¿Qué? (What?)

By Chad Leigh Kluck on

So I'm driving around uptown Omaha, Nebraska, one day and I stop at a traffic light. There is a Chinese restaurant with a sign that reads: "Authentic Chinese Cuisine / Dine In or Carryout / Se habla Españ__ol." The windows read: "Tacos / Burritos / Tamales." I think: ¿Qué_?_ (Spanish for "What?") How authentic is this?

Let me go off on a tangent here: Universal communication. In other words I propose that Latin make a comeback to bridge the people of all nations. The authentic Chinese restaurant is trying to draw in those who speak Spanish and thus building a bridge from China to Latin America. (I have learned that contrary to popular belief Latin is not spoken in Latin America. It is also rumored that an ex-Vice-President also had the same notion as I do.) This bridging is no small potatoes. If everyone, whether French, German, Russian, Chinese, Spanish, English, or California, could speak one common language (Latin), imagine how much business the Authentic Chinese/Mexican Cuisine business would do.

Imagine also going to any country and speaking to anyone on the street. They could not laugh at you because you do not know how to pronounce their words since you were communicating in a common language. Sure they can make fun of your tourist clothes in their native tongue, but you get that in your home country anyway. Heck, I make fun of tourists. I'm from the Midwest and when I drive past a family alongside the road with East Coast license plates standing by a fence taking pictures of cows in a pasture and mooing at them, I say to myself "dang of city-slickers." When I'm in Chicago with my cowboy hat, cowboy boots, six-shooter, and a Garth Brooks tee shirt, trying to figure out the turnstile in the subway/el-train station, Chicagoans look at me and say "Damn old hick. He should be carrying a .22." In Italy, France, and Texas, I'd be a "funny American. Should be carrying an automatic."

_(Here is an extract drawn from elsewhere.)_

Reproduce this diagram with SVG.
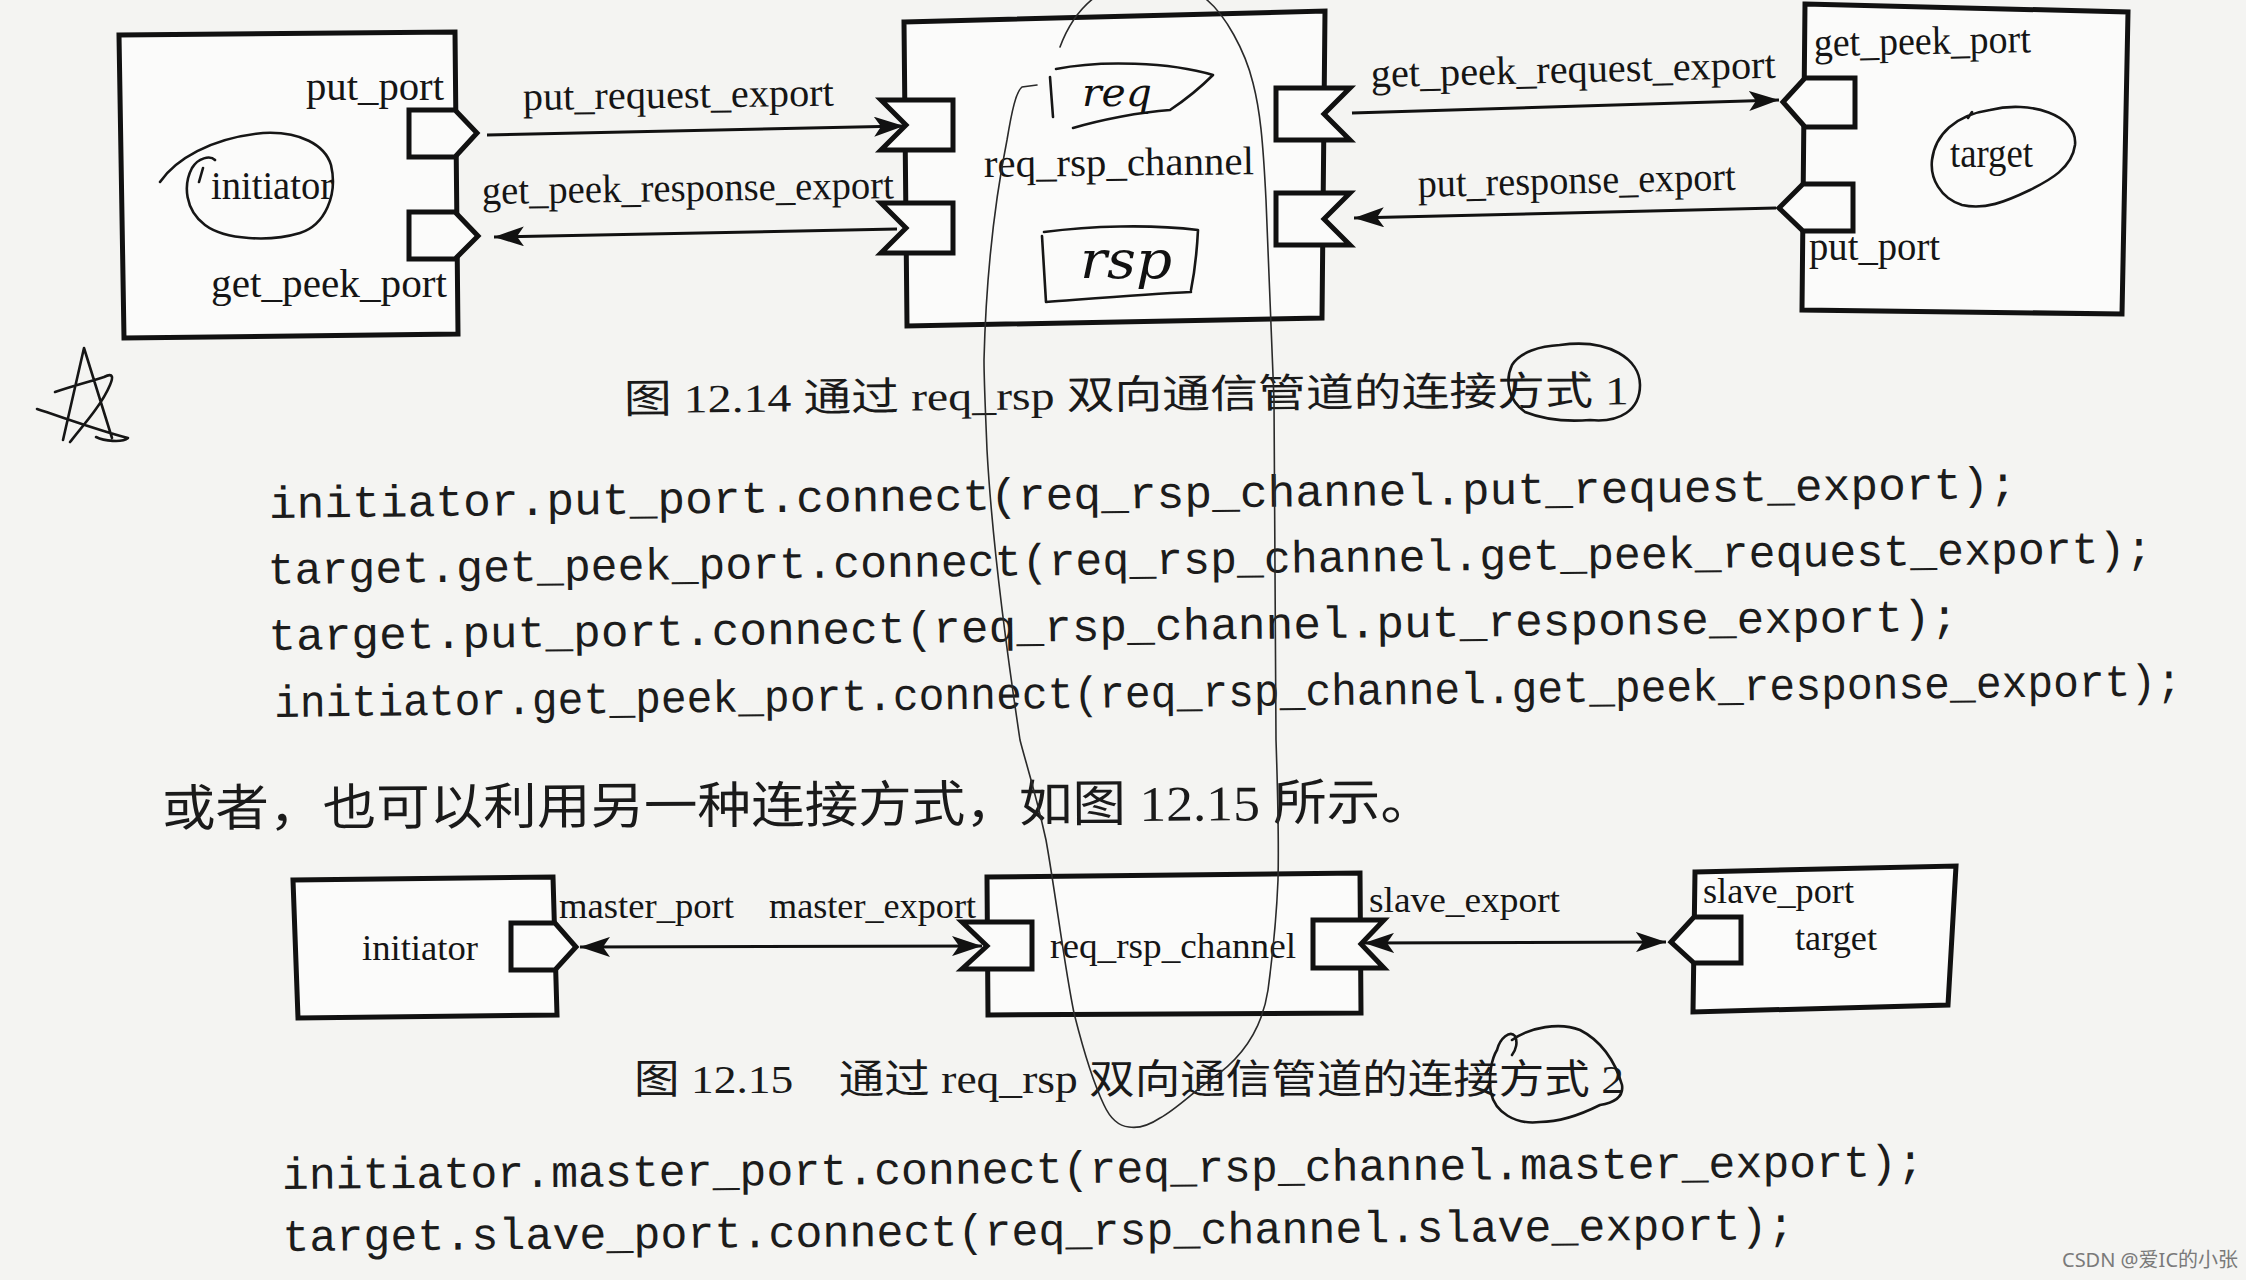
<svg xmlns="http://www.w3.org/2000/svg" width="2246" height="1280" viewBox="0 0 2246 1280">
<defs>
<style>
.box{fill:#fbfbfa;stroke:#111;stroke-width:5;stroke-linejoin:miter}
.port{fill:#fbfbfa;stroke:#111;stroke-width:5;stroke-linejoin:miter}
.wire{fill:none;stroke:#111;stroke-width:3}
.lbl{font-family:"Liberation Serif","Times New Roman",serif;font-size:40px;fill:#151515}
.lbl2{font-family:"Liberation Serif","Times New Roman",serif;font-size:35px;fill:#151515}
.code{font-family:"Liberation Mono","Courier New",monospace;font-size:45px;fill:#1c1c1c}
.cn{font-family:"Liberation Serif","Noto Sans CJK SC",serif;fill:#1a1a1a}
.pen{fill:none;stroke:#161616;stroke-width:2.6;stroke-linecap:round;stroke-linejoin:round}
.thin{fill:none;stroke:#2a2a2a;stroke-width:1.6;stroke-linecap:round}
.hand{font-family:"DejaVu Serif","Liberation Serif",serif;font-style:italic;fill:#111}
</style>
<marker id="ah" viewBox="0 0 30 20" refX="30" refY="10" markerWidth="30" markerHeight="20" markerUnits="userSpaceOnUse" orient="auto-start-reverse">
<path d="M0,0 L30,10 L0,20 L7,10 Z" fill="#111"/>
</marker>
</defs>
<rect x="0" y="0" width="2246" height="1280" fill="#f4f4f2"/>

<!-- Figure 12.14 -->
<g id="fig1-initiator">
<polygon class="box" points="119,35 455,32 458,334 124,338"/>
<polygon class="port" points="409,110 455,110 477,133 455,157 409,157"/>
<polygon class="port" points="409,212 455,212 478,236 455,259 409,259"/>
<text class="lbl" x="306" y="100" textLength="138" lengthAdjust="spacingAndGlyphs">put_port</text>
<text class="lbl" x="211" y="199" textLength="122" lengthAdjust="spacingAndGlyphs">initiator</text>
<text class="lbl" x="211" y="297" textLength="236" lengthAdjust="spacingAndGlyphs">get_peek_port</text>
</g>

<g id="fig1-channel">
<polygon class="box" points="904,22 1325,11 1322,318 907,326"/>
<polygon class="port" points="881,100 953,100 953,150 881,150 906,125"/>
<polygon class="port" points="881,203 953,203 953,253 881,253 906,228"/>
<polygon class="port" points="1276,88 1350,88 1324,114 1350,140 1276,140"/>
<polygon class="port" points="1276,193 1350,193 1324,219 1350,245 1276,245"/>
<text class="lbl" x="984" y="177" textLength="270" lengthAdjust="spacingAndGlyphs" transform="rotate(-0.6 984 177)">req_rsp_channel</text>
</g>

<g id="fig1-target">
<polygon class="box" points="1805,4 2128,12 2122,314 1802,310"/>
<polygon class="port" points="1783,102 1805,78 1855,78 1855,127 1805,127"/>
<polygon class="port" points="1779,208 1803,184 1853,184 1853,231 1803,231"/>
<text class="lbl" x="1814" y="56" textLength="217" lengthAdjust="spacingAndGlyphs" transform="rotate(-1 1814 56)">get_peek_port</text>
<text class="lbl" x="1950" y="167" textLength="83" lengthAdjust="spacingAndGlyphs">target</text>
<text class="lbl" x="1809" y="260" textLength="131" lengthAdjust="spacingAndGlyphs">put_port</text>
</g>

<!-- Figure 12.15 -->
<g id="fig2-initiator">
<polygon class="box" points="293,880 553,877 557,1015 298,1018"/>
<polygon class="port" points="511,923 555,923 576,947 555,970 511,970"/>
<text class="lbl2" x="362" y="960" textLength="116" lengthAdjust="spacingAndGlyphs">initiator</text>
<text class="lbl2" x="559" y="918" textLength="175" lengthAdjust="spacingAndGlyphs">master_port</text>
</g>

<g id="fig2-channel">
<polygon class="box" points="987,877 1360,873 1361,1013 988,1015"/>
<polygon class="port" points="962,922 1032,922 1032,969 962,969 987,946"/>
<polygon class="port" points="1313,920 1384,920 1361,944 1384,968 1313,968"/>
<text class="lbl2" x="769" y="918" textLength="207" lengthAdjust="spacingAndGlyphs">master_export</text>
<text class="lbl2" x="1050" y="958" textLength="246" lengthAdjust="spacingAndGlyphs">req_rsp_channel</text>
<text class="lbl2" x="1369" y="912" textLength="191" lengthAdjust="spacingAndGlyphs">slave_export</text>
</g>

<g id="fig2-target">
<polygon class="box" points="1695,872 1956,866 1948,1005 1693,1012"/>
<polygon class="port" points="1671,942 1694,917 1741,917 1741,963 1694,963"/>
<text class="lbl2" x="1703" y="903" textLength="151" lengthAdjust="spacingAndGlyphs">slave_port</text>
<text class="lbl2" x="1795" y="950" textLength="82" lengthAdjust="spacingAndGlyphs">target</text>
</g>

<g id="connectors">
<line class="wire" x1="487" y1="135" x2="904" y2="126" marker-end="url(#ah)"/>
<line class="wire" x1="897" y1="229" x2="494" y2="237" marker-end="url(#ah)"/>
<line class="wire" x1="1352" y1="113" x2="1779" y2="100" marker-end="url(#ah)"/>
<line class="wire" x1="1776" y1="208" x2="1354" y2="218" marker-end="url(#ah)"/>
<line class="wire" x1="580" y1="947" x2="982" y2="946" marker-start="url(#ah)" marker-end="url(#ah)"/>
<line class="wire" x1="1364" y1="943" x2="1666" y2="942" marker-start="url(#ah)" marker-end="url(#ah)"/>
<text class="lbl" x="523" y="110" textLength="311" lengthAdjust="spacingAndGlyphs" transform="rotate(-0.8 523 110)">put_request_export</text>
<text class="lbl" x="482" y="204" textLength="412" lengthAdjust="spacingAndGlyphs" transform="rotate(-0.8 482 204)">get_peek_response_export</text>
<text class="lbl" x="1371" y="87" textLength="405" lengthAdjust="spacingAndGlyphs" transform="rotate(-1.3 1371 87)">get_peek_request_export</text>
<text class="lbl" x="1418" y="197" textLength="318" lengthAdjust="spacingAndGlyphs" transform="rotate(-1.3 1418 197)">put_response_export</text>
</g>

<!-- Captions and body text -->
<g id="text">
<text class="cn" x="624" y="413" font-size="40" textLength="1005" lengthAdjust="spacingAndGlyphs" transform="rotate(-0.5 624 413)">图 12.14  通过 req_rsp 双向通信管道的连接方式 1</text>
<g transform="rotate(-0.65 269 518)">
<text class="code" x="269" y="518" textLength="1748" lengthAdjust="spacingAndGlyphs">initiator.put_port.connect(req_rsp_channel.put_request_export);</text>
<text class="code" x="267" y="584" textLength="1885" lengthAdjust="spacingAndGlyphs">target.get_peek_port.connect(req_rsp_channel.get_peek_request_export);</text>
<text class="code" x="267" y="650" textLength="1690" lengthAdjust="spacingAndGlyphs">target.put_port.connect(req_rsp_channel.put_response_export);</text>
<text class="code" x="272" y="717" textLength="1908" lengthAdjust="spacingAndGlyphs">initiator.get_peek_port.connect(req_rsp_channel.get_peek_response_export);</text>
</g>
<text class="cn" x="162" y="826" font-size="50" textLength="1272" lengthAdjust="spacingAndGlyphs" transform="rotate(-0.3 162 826)">或者，也可以利用另一种连接方式，如图 12.15 所示。</text>
<text class="cn" x="634" y="1093" font-size="40" textLength="990" lengthAdjust="spacingAndGlyphs">图 12.15　通过 req_rsp 双向通信管道的连接方式 2</text>
<g transform="rotate(-0.45 282 1189)">
<text class="code" x="282" y="1189" textLength="1642" lengthAdjust="spacingAndGlyphs">initiator.master_port.connect(req_rsp_channel.master_export);</text>
<text class="code" x="282" y="1251" textLength="1512" lengthAdjust="spacingAndGlyphs">target.slave_port.connect(req_rsp_channel.slave_export);</text>
</g>
<text x="2062" y="1267" font-family="'Noto Sans','Noto Sans CJK SC',sans-serif" font-size="20" fill="#7a7a7a">CSDN @爱IC的小张</text>
</g>

<!-- Handwritten annotations -->
<g id="annotations">
<path class="thin" d="M1060,47 C1070,20 1085,0 1110,-12 C1140,-28 1185,-20 1207,0 C1225,15 1245,50 1253,83 C1260,110 1263,140 1266,200 L1274,400 L1276,740 C1278,800 1279,840 1278,880 C1276,930 1272,960 1268,990 C1262,1030 1240,1060 1210,1080 C1190,1095 1175,1110 1160,1118 C1145,1128 1135,1128 1129,1127 C1118,1126 1110,1118 1104,1105 C1092,1080 1082,1045 1074,1013 C1065,970 1055,890 1046,840 C1035,790 1025,760 1020,740 C1005,640 992,540 987,450 C985,400 984,380 984,360 C986,280 995,200 1007,140 C1012,110 1016,92 1022,87 L1037,85"/>
<path class="pen" d="M1050,77 L1053,117" stroke-width="5"/>
<path class="pen" d="M1056,69 C1100,60 1170,62 1213,75 C1200,88 1185,100 1170,110 M1073,128 C1100,120 1140,112 1170,110"/>
<text class="hand" x="1082" y="106" font-size="40" textLength="70" lengthAdjust="spacingAndGlyphs">req</text>
<path class="pen" d="M1042,236 L1046,302 M1044,232 C1090,226 1150,224 1198,230 C1197,250 1195,270 1191,290 M1046,302 C1100,298 1150,294 1191,292"/>
<text class="hand" x="1080" y="278" font-size="52" textLength="92" lengthAdjust="spacingAndGlyphs">rsp</text>
<path class="pen" d="M160,182 C175,160 210,138 263,133 C300,131 325,145 331,165 C338,195 325,225 300,233 C270,242 225,240 205,225 C185,210 183,185 192,168 C198,158 210,155 215,160 M203,168 L199,182"/>
<path class="pen" d="M1990,110 C2030,100 2078,115 2075,145 C2072,168 2050,180 2030,190 C2005,202 1985,210 1962,205 C1940,198 1930,178 1932,160 C1935,135 1955,115 1990,110 M1968,118 L1972,112"/>
<path class="pen" d="M1560,345 C1610,338 1640,360 1640,385 C1640,410 1620,423 1590,420 C1565,422 1545,420 1525,412 C1508,400 1505,380 1512,365 C1520,352 1540,346 1560,345"/>
<path class="pen" d="M1497,1050 C1500,1038 1510,1030 1515,1036 C1518,1042 1516,1050 1512,1055 M1512,1040 C1530,1027 1560,1022 1580,1030 C1600,1040 1615,1060 1622,1085 C1624,1098 1612,1103 1600,1105 C1580,1115 1560,1122 1540,1122 C1515,1125 1495,1112 1491,1093 C1488,1075 1492,1058 1497,1050"/>
<path class="pen" stroke-width="3.4" d="M63,440 L84,348 L112,438 M55,392 C72,386 92,381 104,377 C114,372 113,378 110,385 C103,402 88,420 70,442 M37,409 C62,417 97,430 128,438 C122,443 104,441 96,437"/>
</g>
</svg>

Why should all the "educated" people have fun in foreign lands? A person should only have to know a few languages to get around in the world. (As stated earlier I propose the person's native language and Latin.) I already know a few additional languages (mainly computer) and I want to learn more, but there is no way to learn all. Within the next few years, I will be taking courses in Spanish, Latin, and English, and I would not mind learning Italian either. What about when I go to Germany or Bulgaria? How will I cope with only a knowledge of four languages? If Latin were universal, I would only need to know two languages and I could save the other two to impress people. (Mainly by making fun of them at the dinner table with other guests who speak foreign languages that I knew.)

Why Latin? Good question. (Though it is a sentence fragment.) First of all since no nation uses Latin as a way of day to day communication, there would be no superiority, The English language has become superior by being the common language used in aviation and on the Internet. Though not a phonetically correct language, English does not have special characters that computers using ASCII, EBCDIC, or EXTENDED ASCII cannot agree on, which makes it ideal for Internet use. (Prime examples of special characters are: ñ, ú, ç.) Special characters can be used in Latin, but they are not necessarily needed. How often do you find yourself looking at a foreign web-site, though?

Second, Latin has a history of being a common language in the Middle Ages. Let's say I spoke English, but I needed to send a letter to someone in Germany who spoke French. I would go to a monk and for a fee (probably livestock if I were a farmer), he would translate my English letter into Latin. The letter, in Latin form, would then be sent to France and translated by another monk into French. Then the letter, now in French, could be sent to Germany where the French man would be waiting for it. The English monk did not know French and the French monk did not know English, but still they were able to communicate my letter. If my correspondent and I would have both known Latin, I could have saved some of my livestock and time by writing the letter myself and sending it directly to the French man in Germany.

I conclude this thought, which is overpopulated with parentheses with a final thought that will also contain parentheses. With a common language, such as Latin, a person could carry a conversation with ten different people, each of whom speaks a different language. Who is smarter now? The educated individual who knows only French, Italian, Russian, Chinese, Korean, Pakistani, Japanese, Spanish, and English? (And has to repeat himself in each language in order to communicate with only nine people.) Or a person who knows two languages (English and Latin) and can communicate with all ten people at once?